§ Exercise requirements
Give back every line exactly as it appears, pictures excluded.

§ Provided data
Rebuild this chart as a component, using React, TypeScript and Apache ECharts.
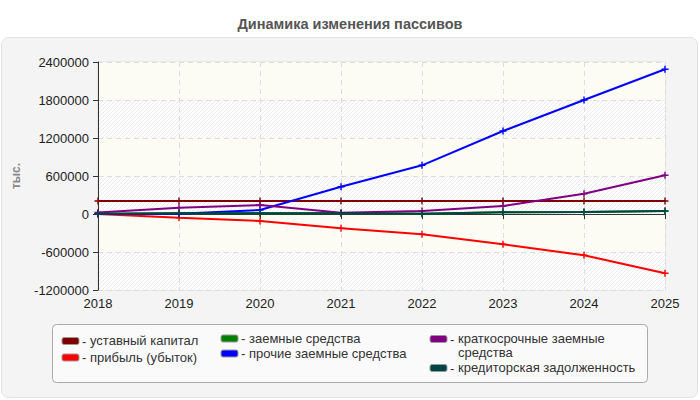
import React, { useEffect, useRef } from "react";
import * as echarts from "echarts";

const years = ["2018", "2019", "2020", "2021", "2022", "2023", "2024", "2025"];
const yTicks = { min: -1200000, max: 2400000, interval: 600000 };

const seriesNames = [
  "уставный капитал",
  "прибыль (убыток)",
  "заемные средства",
  "прочие заемные средства",
  "краткосрочные заемные средства",
  "кредиторская задолженность",
];
const seriesColors = ["#800000", "#ff0000", "#008000", "#0000ff", "#800080", "#004545"];

const ustavCapital = [205000, 205000, 205000, 205000, 205000, 205000, 205000, 205000];
const profitLoss = [0, -58000, -110000, -226000, -320000, -478000, -652000, -936000];
const borrowed = [5000, 10000, 10000, 10000, 5000, 27000, 32000, 47000];
const otherBorrowed = [0, 5000, 63000, 431000, 769000, 1310000, 1800000, 2285000];
const shortTermBorrowed = [25000, 100000, 142000, 20000, 47000, 126000, 320000, 611000];
const payables = [5000, 10000, 10000, 10000, 5000, 27000, 32000, 47000];

const seriesData = [ustavCapital, profitLoss, borrowed, otherBorrowed, shortTermBorrowed, payables];

const FONT = "'Liberation Sans', Arial, sans-serif";

function makeHatch(): HTMLCanvasElement {
  const c = document.createElement("canvas");
  c.width = 4;
  c.height = 4;
  const ctx = c.getContext("2d")!;
  ctx.fillStyle = "#fdfdfd";
  ctx.fillRect(0, 0, 4, 4);
  ctx.fillStyle = "#ebebeb";
  for (let i = 0; i < 4; i++) ctx.fillRect(3 - i, i, 1, 1);
  return c;
}

function wrapLabel(text: string, maxPx: number, font: string): string {
  const c = document.createElement("canvas").getContext("2d")!;
  c.font = font;
  const words = text.split(" ");
  const lines: string[] = [];
  let cur = "";
  for (const w of words) {
    const t = cur ? cur + " " + w : w;
    if (c.measureText(t).width > maxPx && cur) {
      lines.push(cur);
      cur = w;
    } else cur = t;
  }
  if (cur) lines.push(cur);
  return lines.join("\n");
}

export default function App() {
  const ref = useRef<HTMLDivElement>(null);
  useEffect(() => {
    if (!ref.current) return;
    const chart = echarts.init(ref.current, null, { renderer: "svg" });
    const hatch = makeHatch();

    const colX = [62, 221, 430];
    const colRows = [[341, 357.5], [338.5, 353.5], [339, 368]];
    const legendFont = `13px ${FONT}`;
    const legendEls: any[] = [];
    seriesNames.forEach((name, i) => {
      const col = Math.floor(i / 2);
      const row = i % 2;
      const x = colX[col];
      const y = colRows[col][row];
      legendEls.push({
        type: "rect",
        shape: { x, y: y - 3.5, width: 17, height: 7, r: 2 },
        style: { fill: seriesColors[i], stroke: "#999", lineWidth: 1 },
        z: 20,
      });
      legendEls.push({
        type: "text",
        x: x + 20,
        y,
        style: { text: "-", fill: "#333", font: legendFont, verticalAlign: "middle" },
        z: 20,
      });
      const label = wrapLabel(name, 190, legendFont);
      legendEls.push({
        type: "text",
        x: x + 28,
        y: y - 7.5,
        style: {
          text: label,
          fill: "#333",
          font: legendFont,
          verticalAlign: "top",
          lineHeight: 14,
        },
        z: 20,
      });
    });

    chart.setOption({
      animation: false,
      backgroundColor: "#ffffff",
      title: {
        text: "Динамика изменения пассивов",
        left: "center",
        top: 11,
        textStyle: { fontSize: 14.5, fontWeight: "bold", color: "#555", fontFamily: FONT },
      },
      graphic: [
        {
          type: "rect",
          shape: { x: 1.5, y: 37.5, width: 696, height: 360, r: 7 },
          style: { fill: "#f4f4f4", stroke: "#e2e2e2", lineWidth: 1 },
          z: -100,
          silent: true,
        },
        {
          type: "rect",
          shape: { x: 52.5, y: 324.5, width: 595, height: 58, r: 4 },
          style: { fill: "#fafafa", stroke: "#aaaaaa", lineWidth: 1 },
          z: 10,
        },
        ...legendEls,
      ],
      grid: {
        left: 98,
        right: 35,
        top: 62,
        bottom: 110,
        show: true,
        borderColor: "#dddddd",
        borderWidth: 1,
        backgroundColor: "transparent",
      },
      xAxis: {
        type: "category",
        data: years,
        boundaryGap: false,
        axisLine: { lineStyle: { color: "#333", width: 1 } },
        axisTick: { show: true, length: 5, lineStyle: { color: "#333" } },
        axisLabel: { color: "#222", fontSize: 13, fontFamily: FONT, margin: 7 },
        splitLine: { show: true, lineStyle: { color: "#dcdcdc", type: [5, 4] } },
      },
      yAxis: {
        type: "value",
        min: yTicks.min,
        max: yTicks.max,
        interval: yTicks.interval,
        name: "тыс.",
        nameLocation: "middle",
        nameGap: 76,
        nameTextStyle: { color: "#888", fontSize: 12, fontWeight: "bold", fontFamily: FONT },
        axisLine: { show: true, lineStyle: { color: "#333", width: 1 } },
        axisTick: { show: true, length: 5, lineStyle: { color: "#333" } },
        axisLabel: {
          color: "#222",
          fontSize: 13,
          fontFamily: FONT,
          margin: 9,
          formatter: (v: number) => String(v),
        },
        splitLine: { show: true, lineStyle: { color: "#dcdcdc", type: [5, 4] } },
        splitArea: {
          show: true,
          areaStyle: { color: [{ image: hatch, repeat: "repeat" } as any, "#fcfcf4"] },
        },
      },
      series: seriesNames.map((name, i) => ({
        name,
        type: "line",
        data: seriesData[i],
        symbol: "path://M0,2 L5,2 L5,3 L0,3 Z M2,0 L3,0 L3,5 L2,5 Z",
        symbolSize: 7,
        showSymbol: true,
        itemStyle: { color: seriesColors[i] },
        lineStyle: { color: seriesColors[i], width: 2 },
        z: 3 + i * 0.01,
      })),
    });
    return () => chart.dispose();
  }, []);
  return <div ref={ref} style={{ width: 700, height: 400, position: "absolute", left: 0, top: 0 }} />;
}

§ Solution to this problem
Rebuild this chart as a component, using React, TypeScript and Apache ECharts.
import React, { useEffect, useRef } from "react";
import * as echarts from "echarts";

const years = ["2018", "2019", "2020", "2021", "2022", "2023", "2024", "2025"];
const yTicks = { min: -1200000, max: 2400000, interval: 600000 };

const seriesNames = [
  "уставный капитал",
  "прибыль (убыток)",
  "заемные средства",
  "прочие заемные средства",
  "краткосрочные заемные средства",
  "кредиторская задолженность",
];
const seriesColors = ["#800000", "#ff0000", "#008000", "#0000ff", "#800080", "#004545"];

const ustavCapital = [205000, 205000, 205000, 205000, 205000, 205000, 205000, 205000];
const profitLoss = [0, -58000, -110000, -226000, -320000, -478000, -652000, -936000];
const borrowed = [5000, 10000, 10000, 10000, 5000, 27000, 32000, 47000];
const otherBorrowed = [0, 5000, 63000, 431000, 769000, 1310000, 1800000, 2285000];
const shortTermBorrowed = [25000, 100000, 142000, 20000, 47000, 126000, 320000, 611000];
const payables = [5000, 10000, 10000, 10000, 5000, 27000, 32000, 47000];

const seriesData = [ustavCapital, profitLoss, borrowed, otherBorrowed, shortTermBorrowed, payables];

const FONT = "'Liberation Sans', Arial, sans-serif";

function makeHatch(): HTMLCanvasElement {
  const c = document.createElement("canvas");
  c.width = 4;
  c.height = 4;
  const ctx = c.getContext("2d")!;
  ctx.fillStyle = "#fdfdfd";
  ctx.fillRect(0, 0, 4, 4);
  ctx.fillStyle = "#ebebeb";
  for (let i = 0; i < 4; i++) ctx.fillRect(3 - i, i, 1, 1);
  return c;
}

function wrapLabel(text: string, maxPx: number, font: string): string {
  const c = document.createElement("canvas").getContext("2d")!;
  c.font = font;
  const words = text.split(" ");
  const lines: string[] = [];
  let cur = "";
  for (const w of words) {
    const t = cur ? cur + " " + w : w;
    if (c.measureText(t).width > maxPx && cur) {
      lines.push(cur);
      cur = w;
    } else cur = t;
  }
  if (cur) lines.push(cur);
  return lines.join("\n");
}

export default function App() {
  const ref = useRef<HTMLDivElement>(null);
  useEffect(() => {
    if (!ref.current) return;
    const chart = echarts.init(ref.current, null, { renderer: "svg" });
    const hatch = makeHatch();

    const colX = [62, 221, 430];
    const colRows = [[341, 357.5], [338.5, 353.5], [339, 368]];
    const legendFont = `13px ${FONT}`;
    const legendEls: any[] = [];
    seriesNames.forEach((name, i) => {
      const col = Math.floor(i / 2);
      const row = i % 2;
      const x = colX[col];
      const y = colRows[col][row];
      legendEls.push({
        type: "rect",
        shape: { x, y: y - 3.5, width: 17, height: 7, r: 2 },
        style: { fill: seriesColors[i], stroke: "#999", lineWidth: 1 },
        z: 20,
      });
      legendEls.push({
        type: "text",
        x: x + 20,
        y,
        style: { text: "-", fill: "#333", font: legendFont, verticalAlign: "middle" },
        z: 20,
      });
      const label = wrapLabel(name, 190, legendFont);
      legendEls.push({
        type: "text",
        x: x + 28,
        y: y - 7.5,
        style: {
          text: label,
          fill: "#333",
          font: legendFont,
          verticalAlign: "top",
          lineHeight: 14,
        },
        z: 20,
      });
    });

    chart.setOption({
      animation: false,
      backgroundColor: "#ffffff",
      title: {
        text: "Динамика изменения пассивов",
        left: "center",
        top: 11,
        textStyle: { fontSize: 14.5, fontWeight: "bold", color: "#555", fontFamily: FONT },
      },
      graphic: [
        {
          type: "rect",
          shape: { x: 1.5, y: 37.5, width: 696, height: 360, r: 7 },
          style: { fill: "#f4f4f4", stroke: "#e2e2e2", lineWidth: 1 },
          z: -100,
          silent: true,
        },
        {
          type: "rect",
          shape: { x: 52.5, y: 324.5, width: 595, height: 58, r: 4 },
          style: { fill: "#fafafa", stroke: "#aaaaaa", lineWidth: 1 },
          z: 10,
        },
        ...legendEls,
      ],
      grid: {
        left: 98,
        right: 35,
        top: 62,
        bottom: 110,
        show: true,
        borderColor: "#dddddd",
        borderWidth: 1,
        backgroundColor: "transparent",
      },
      xAxis: {
        type: "category",
        data: years,
        boundaryGap: false,
        axisLine: { lineStyle: { color: "#333", width: 1 } },
        axisTick: { show: true, length: 5, lineStyle: { color: "#333" } },
        axisLabel: { color: "#222", fontSize: 13, fontFamily: FONT, margin: 7 },
        splitLine: { show: true, lineStyle: { color: "#dcdcdc", type: [5, 4] } },
      },
      yAxis: {
        type: "value",
        min: yTicks.min,
        max: yTicks.max,
        interval: yTicks.interval,
        name: "тыс.",
        nameLocation: "middle",
        nameGap: 76,
        nameTextStyle: { color: "#888", fontSize: 12, fontWeight: "bold", fontFamily: FONT },
        axisLine: { show: true, lineStyle: { color: "#333", width: 1 } },
        axisTick: { show: true, length: 5, lineStyle: { color: "#333" } },
        axisLabel: {
          color: "#222",
          fontSize: 13,
          fontFamily: FONT,
          margin: 9,
          formatter: (v: number) => String(v),
        },
        splitLine: { show: true, lineStyle: { color: "#dcdcdc", type: [5, 4] } },
        splitArea: {
          show: true,
          areaStyle: { color: [{ image: hatch, repeat: "repeat" } as any, "#fcfcf4"] },
        },
      },
      series: seriesNames.map((name, i) => ({
        name,
        type: "line",
        data: seriesData[i],
        symbol: "path://M0,2 L5,2 L5,3 L0,3 Z M2,0 L3,0 L3,5 L2,5 Z",
        symbolSize: 7,
        showSymbol: true,
        itemStyle: { color: seriesColors[i] },
        lineStyle: { color: seriesColors[i], width: 2 },
        z: 3 + i * 0.01,
      })),
    });
    return () => chart.dispose();
  }, []);
  return <div ref={ref} style={{ width: 700, height: 400, position: "absolute", left: 0, top: 0 }} />;
}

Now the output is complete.